Title: Historical reference to the invalidity of the C speed limit
Post by: void109 on September 23, 2010, 04:21:11 PM
I ran across this article awhile back and it is still not sitting well with me. 

It is a wikipedia entry here: http://en.wikipedia.org/wiki/Charles_Wheatstone

If you scroll down to the section titled "Velocity of electricity" where it describes an experiment he conducted in the 1800's, maybe you can shed some light on some questions.

1) His experiment implies that electricity, travels from both ends to the middle.  Conventional theory I believe states that electricity is the flow of electrons from one source to the other, here he uses two leyden jars at each end of the wire, and the terminal wires spark before the gap in the very center of the wire, indicating something flowing from both ends of the wire to meet in the middle.

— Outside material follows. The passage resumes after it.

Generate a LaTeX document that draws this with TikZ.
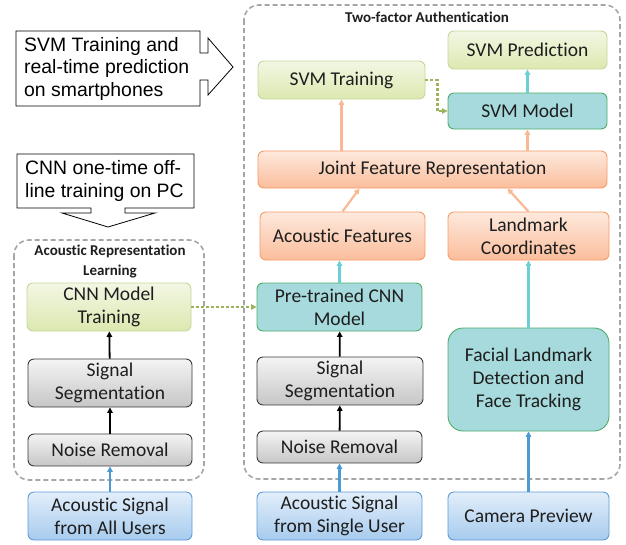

If his claimed observation is true, is this evidence that our electron flow theory of electricity is incorrect?

2) The article states that from this experiment he measured a speed of 288,000 miles per second.  And then states that in "today's electrodynamics is an impossible value", which isn't saying that he was wrong.  I've heard Dollard say that longitudinal propogation is pi/2 * c, which would be close to this mans measurement.

If his measurement technique was not flawed, is this evidence that c is in fact NOT a limit to information transmission speed?